▶ _Data records_

* start *

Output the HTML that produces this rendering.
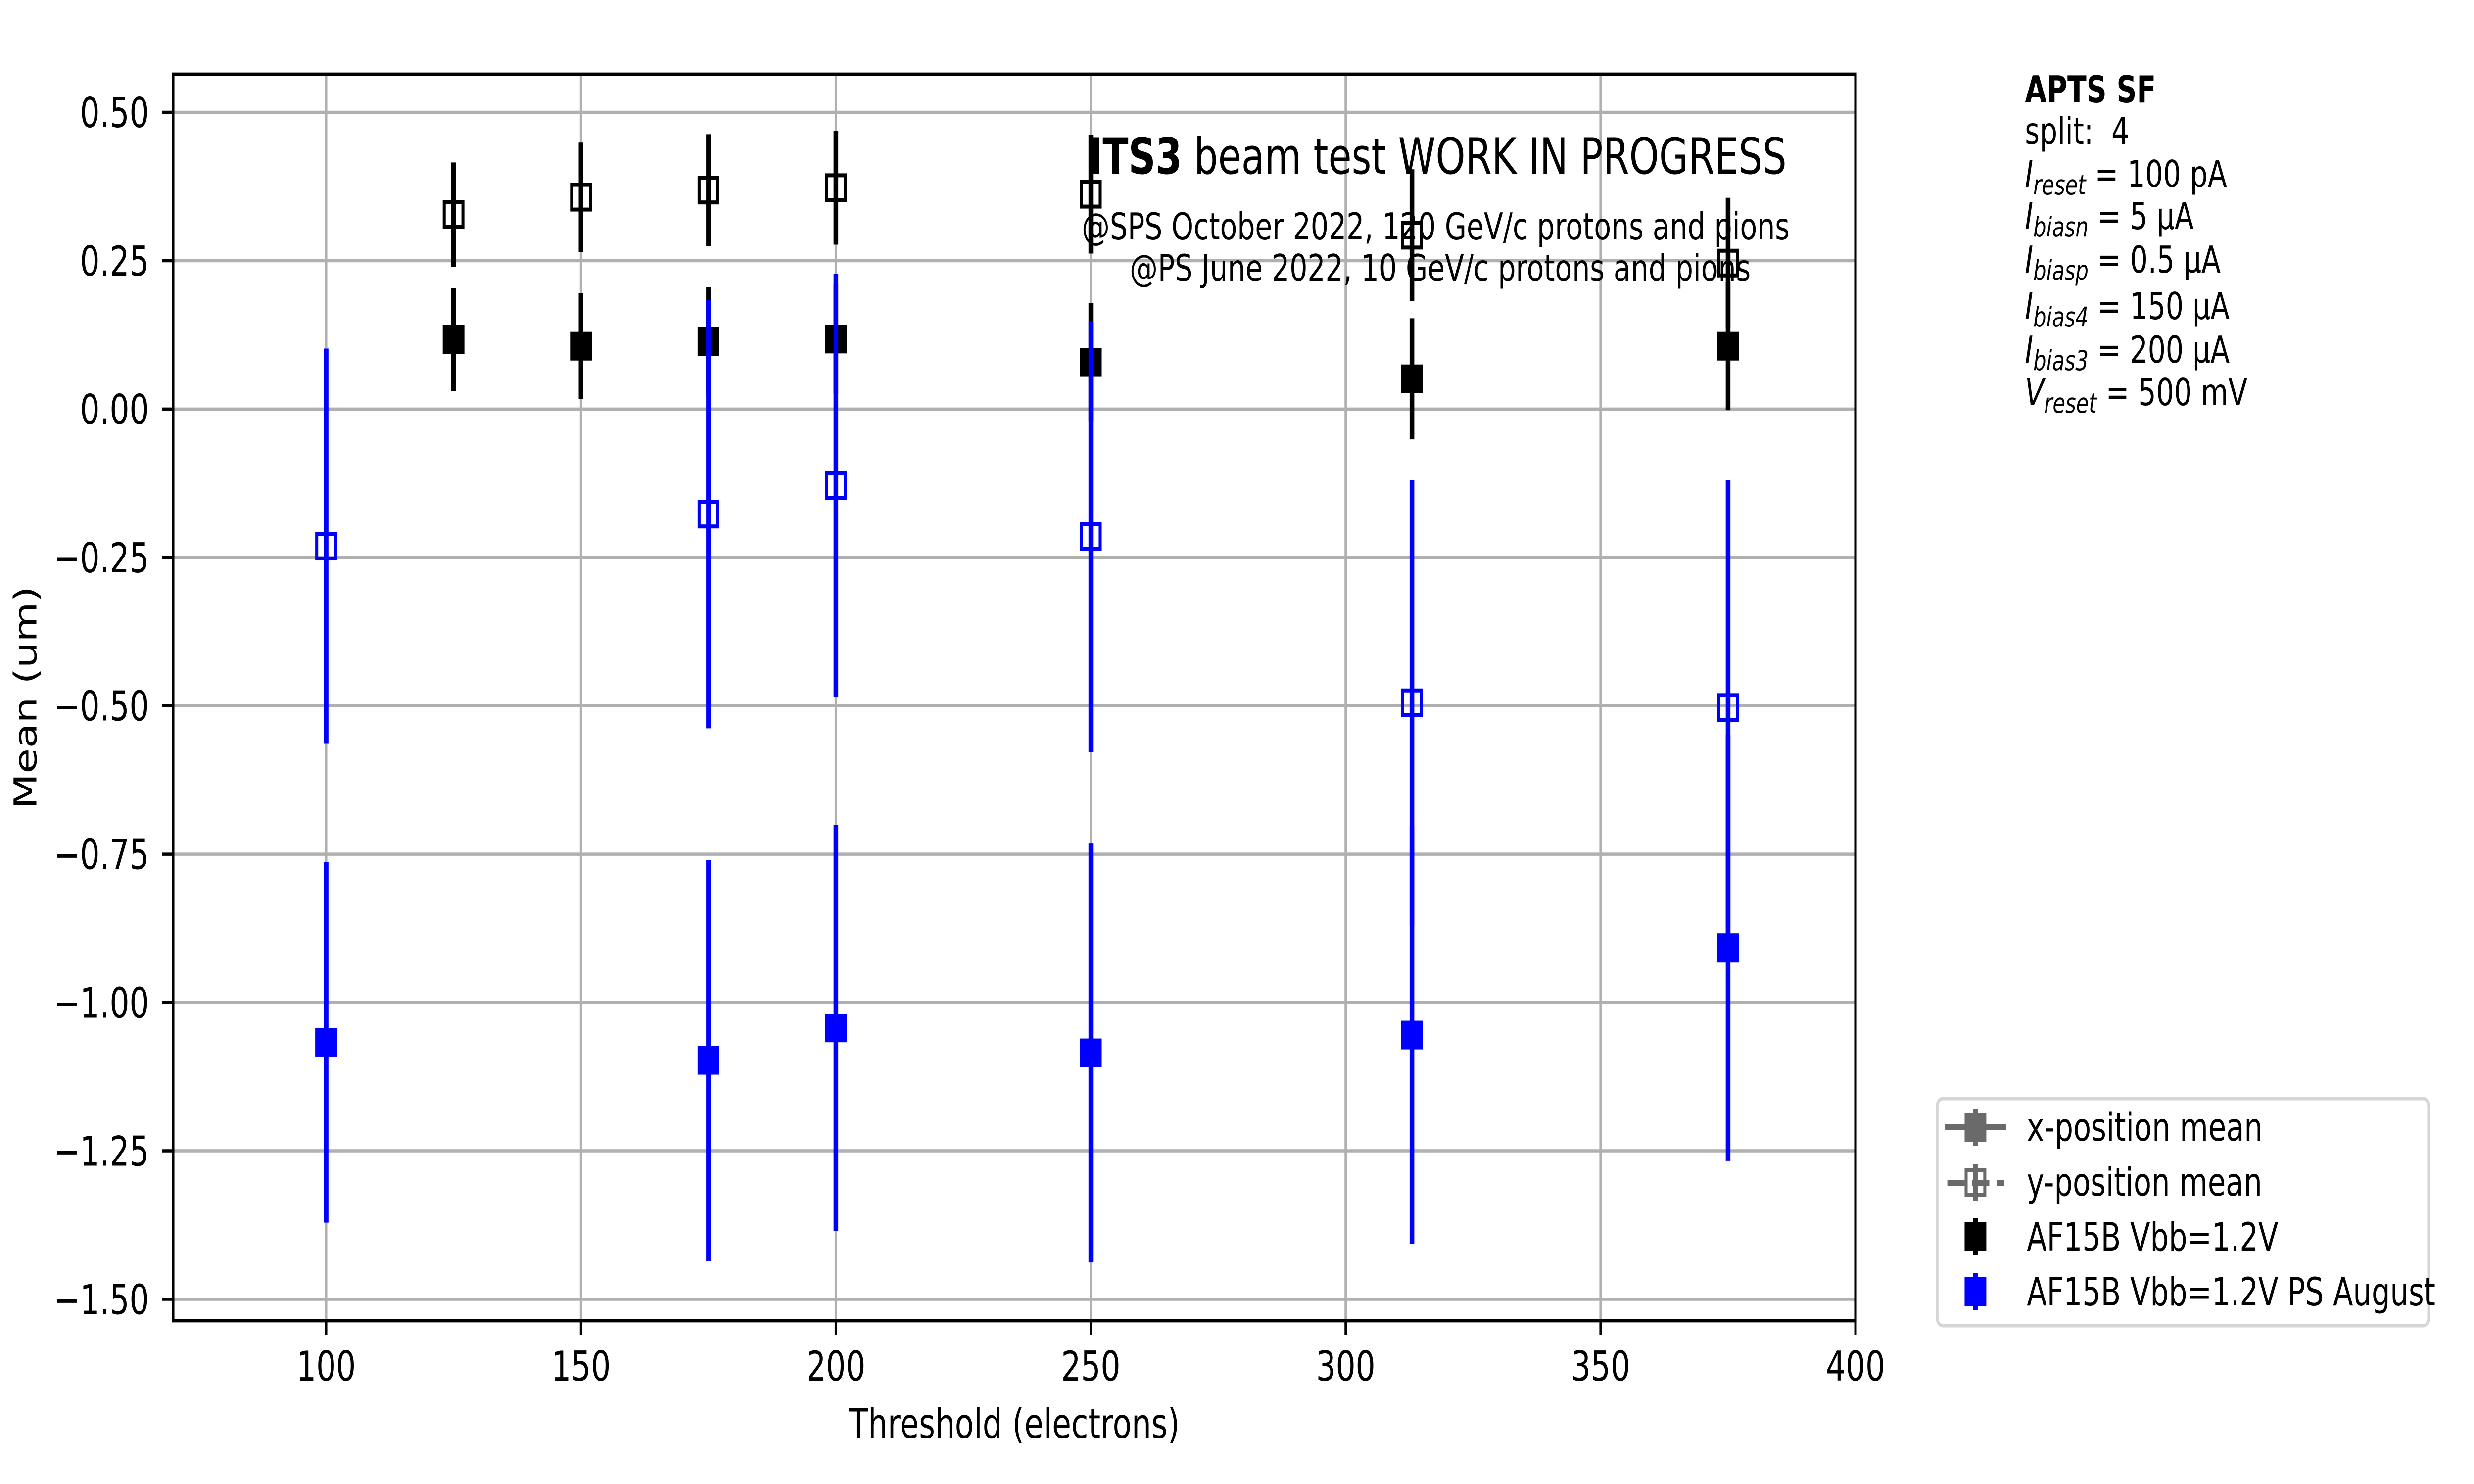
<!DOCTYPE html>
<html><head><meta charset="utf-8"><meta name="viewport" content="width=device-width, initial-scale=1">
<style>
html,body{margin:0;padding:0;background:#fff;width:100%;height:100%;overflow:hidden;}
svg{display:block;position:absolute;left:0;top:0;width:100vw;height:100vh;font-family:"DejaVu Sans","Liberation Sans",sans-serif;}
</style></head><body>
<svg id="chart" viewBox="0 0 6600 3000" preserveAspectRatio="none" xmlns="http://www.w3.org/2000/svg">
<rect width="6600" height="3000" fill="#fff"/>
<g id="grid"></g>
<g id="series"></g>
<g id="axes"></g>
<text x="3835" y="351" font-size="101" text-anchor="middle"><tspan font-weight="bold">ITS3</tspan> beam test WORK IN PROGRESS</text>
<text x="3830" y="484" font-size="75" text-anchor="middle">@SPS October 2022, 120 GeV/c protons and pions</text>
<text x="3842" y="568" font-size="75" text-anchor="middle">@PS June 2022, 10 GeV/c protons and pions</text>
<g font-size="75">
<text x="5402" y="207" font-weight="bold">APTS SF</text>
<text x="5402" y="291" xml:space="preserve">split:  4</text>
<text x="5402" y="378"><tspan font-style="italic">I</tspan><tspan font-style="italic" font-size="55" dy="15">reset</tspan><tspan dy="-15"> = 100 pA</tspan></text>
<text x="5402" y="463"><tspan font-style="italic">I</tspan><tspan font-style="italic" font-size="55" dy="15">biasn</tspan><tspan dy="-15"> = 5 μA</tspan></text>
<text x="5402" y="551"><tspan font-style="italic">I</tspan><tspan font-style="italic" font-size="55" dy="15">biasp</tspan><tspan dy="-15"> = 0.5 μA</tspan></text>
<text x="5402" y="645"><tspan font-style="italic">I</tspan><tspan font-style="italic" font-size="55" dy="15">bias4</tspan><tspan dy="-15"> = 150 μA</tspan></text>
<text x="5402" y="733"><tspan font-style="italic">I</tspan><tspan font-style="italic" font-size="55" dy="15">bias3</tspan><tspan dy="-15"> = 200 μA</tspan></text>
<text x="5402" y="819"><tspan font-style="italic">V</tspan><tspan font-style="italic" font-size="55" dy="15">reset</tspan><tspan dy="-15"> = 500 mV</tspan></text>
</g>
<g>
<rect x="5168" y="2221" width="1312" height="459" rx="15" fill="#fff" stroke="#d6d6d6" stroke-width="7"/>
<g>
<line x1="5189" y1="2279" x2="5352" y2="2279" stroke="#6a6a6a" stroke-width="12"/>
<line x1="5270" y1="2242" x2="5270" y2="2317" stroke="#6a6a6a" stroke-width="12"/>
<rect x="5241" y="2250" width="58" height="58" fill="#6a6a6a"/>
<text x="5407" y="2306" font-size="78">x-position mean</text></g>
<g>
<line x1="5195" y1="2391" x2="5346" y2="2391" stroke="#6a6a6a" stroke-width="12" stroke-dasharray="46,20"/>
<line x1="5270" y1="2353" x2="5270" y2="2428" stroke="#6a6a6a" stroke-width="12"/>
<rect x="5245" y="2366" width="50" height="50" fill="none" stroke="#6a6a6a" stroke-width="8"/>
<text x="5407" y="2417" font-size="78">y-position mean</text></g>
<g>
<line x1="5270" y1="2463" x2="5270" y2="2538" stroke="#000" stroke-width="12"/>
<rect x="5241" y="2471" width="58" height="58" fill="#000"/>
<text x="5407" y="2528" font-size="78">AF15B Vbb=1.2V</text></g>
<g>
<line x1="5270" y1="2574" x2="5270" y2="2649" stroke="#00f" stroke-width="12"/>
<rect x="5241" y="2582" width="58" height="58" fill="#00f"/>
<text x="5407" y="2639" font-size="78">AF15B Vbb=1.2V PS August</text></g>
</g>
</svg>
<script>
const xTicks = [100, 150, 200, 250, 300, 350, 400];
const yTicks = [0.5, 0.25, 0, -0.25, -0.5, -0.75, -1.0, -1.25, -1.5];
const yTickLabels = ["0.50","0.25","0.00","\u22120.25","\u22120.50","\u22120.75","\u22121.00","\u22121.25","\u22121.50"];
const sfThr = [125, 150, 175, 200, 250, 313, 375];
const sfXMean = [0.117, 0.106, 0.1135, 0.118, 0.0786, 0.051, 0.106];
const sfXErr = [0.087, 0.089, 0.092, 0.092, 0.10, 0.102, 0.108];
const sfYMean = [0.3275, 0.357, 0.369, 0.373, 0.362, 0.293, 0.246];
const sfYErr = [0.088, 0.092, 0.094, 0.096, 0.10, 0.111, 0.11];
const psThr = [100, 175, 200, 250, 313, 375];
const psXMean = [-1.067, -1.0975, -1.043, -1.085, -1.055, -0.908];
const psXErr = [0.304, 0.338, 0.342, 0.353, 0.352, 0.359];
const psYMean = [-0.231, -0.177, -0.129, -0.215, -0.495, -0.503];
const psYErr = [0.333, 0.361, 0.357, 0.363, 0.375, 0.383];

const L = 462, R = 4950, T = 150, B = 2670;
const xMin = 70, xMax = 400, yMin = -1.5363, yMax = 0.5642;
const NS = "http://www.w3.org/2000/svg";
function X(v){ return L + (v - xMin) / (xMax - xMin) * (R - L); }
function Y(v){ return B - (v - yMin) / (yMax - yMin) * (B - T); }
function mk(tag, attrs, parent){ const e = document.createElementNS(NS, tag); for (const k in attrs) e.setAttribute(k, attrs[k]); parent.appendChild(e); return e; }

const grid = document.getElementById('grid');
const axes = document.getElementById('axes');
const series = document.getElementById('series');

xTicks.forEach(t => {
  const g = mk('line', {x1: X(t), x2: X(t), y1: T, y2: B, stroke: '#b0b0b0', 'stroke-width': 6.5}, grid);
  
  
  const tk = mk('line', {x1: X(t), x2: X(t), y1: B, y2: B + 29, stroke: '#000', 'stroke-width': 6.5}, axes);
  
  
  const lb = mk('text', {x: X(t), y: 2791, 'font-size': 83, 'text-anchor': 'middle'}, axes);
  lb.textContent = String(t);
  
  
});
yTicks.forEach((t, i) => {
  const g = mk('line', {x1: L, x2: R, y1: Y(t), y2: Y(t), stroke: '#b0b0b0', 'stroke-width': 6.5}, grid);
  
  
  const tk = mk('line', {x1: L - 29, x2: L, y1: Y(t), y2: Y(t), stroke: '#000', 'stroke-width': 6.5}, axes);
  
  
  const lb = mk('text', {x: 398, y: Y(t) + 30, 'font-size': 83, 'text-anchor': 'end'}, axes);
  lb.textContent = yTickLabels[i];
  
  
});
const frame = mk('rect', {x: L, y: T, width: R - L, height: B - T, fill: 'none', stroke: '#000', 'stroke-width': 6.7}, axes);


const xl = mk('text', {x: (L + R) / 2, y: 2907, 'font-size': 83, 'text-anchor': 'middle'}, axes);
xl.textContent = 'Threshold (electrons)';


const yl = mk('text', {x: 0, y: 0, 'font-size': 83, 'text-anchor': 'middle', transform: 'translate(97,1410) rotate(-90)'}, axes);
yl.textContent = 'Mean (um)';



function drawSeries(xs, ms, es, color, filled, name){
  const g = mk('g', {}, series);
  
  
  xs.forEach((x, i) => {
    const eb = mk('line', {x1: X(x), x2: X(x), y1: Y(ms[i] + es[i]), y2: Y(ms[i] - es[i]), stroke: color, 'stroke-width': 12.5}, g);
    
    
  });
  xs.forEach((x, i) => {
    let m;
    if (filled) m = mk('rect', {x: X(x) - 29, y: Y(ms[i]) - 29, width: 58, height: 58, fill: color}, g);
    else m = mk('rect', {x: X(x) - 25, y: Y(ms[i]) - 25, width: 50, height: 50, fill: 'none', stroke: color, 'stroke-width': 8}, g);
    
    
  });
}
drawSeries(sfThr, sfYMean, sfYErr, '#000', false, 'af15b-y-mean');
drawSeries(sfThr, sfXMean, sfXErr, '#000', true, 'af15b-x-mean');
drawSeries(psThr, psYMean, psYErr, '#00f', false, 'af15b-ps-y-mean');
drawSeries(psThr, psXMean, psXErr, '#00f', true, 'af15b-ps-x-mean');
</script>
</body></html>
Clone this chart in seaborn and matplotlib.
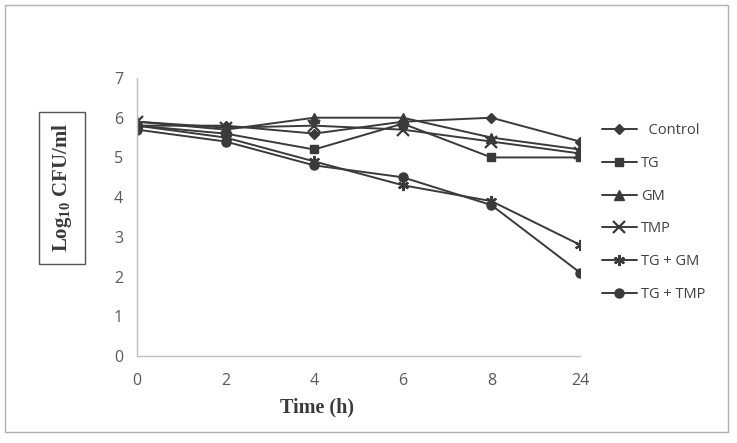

* end *

▶ _Written request_
Copy each line above containing the string "chart".

▶ _Worked solution_
<svg id="chart" viewBox="0 0 6600 3000" preserveAspectRatio="none" xmlns="http://www.w3.org/2000/svg">
Clone this chart in seaborn and matplotlib.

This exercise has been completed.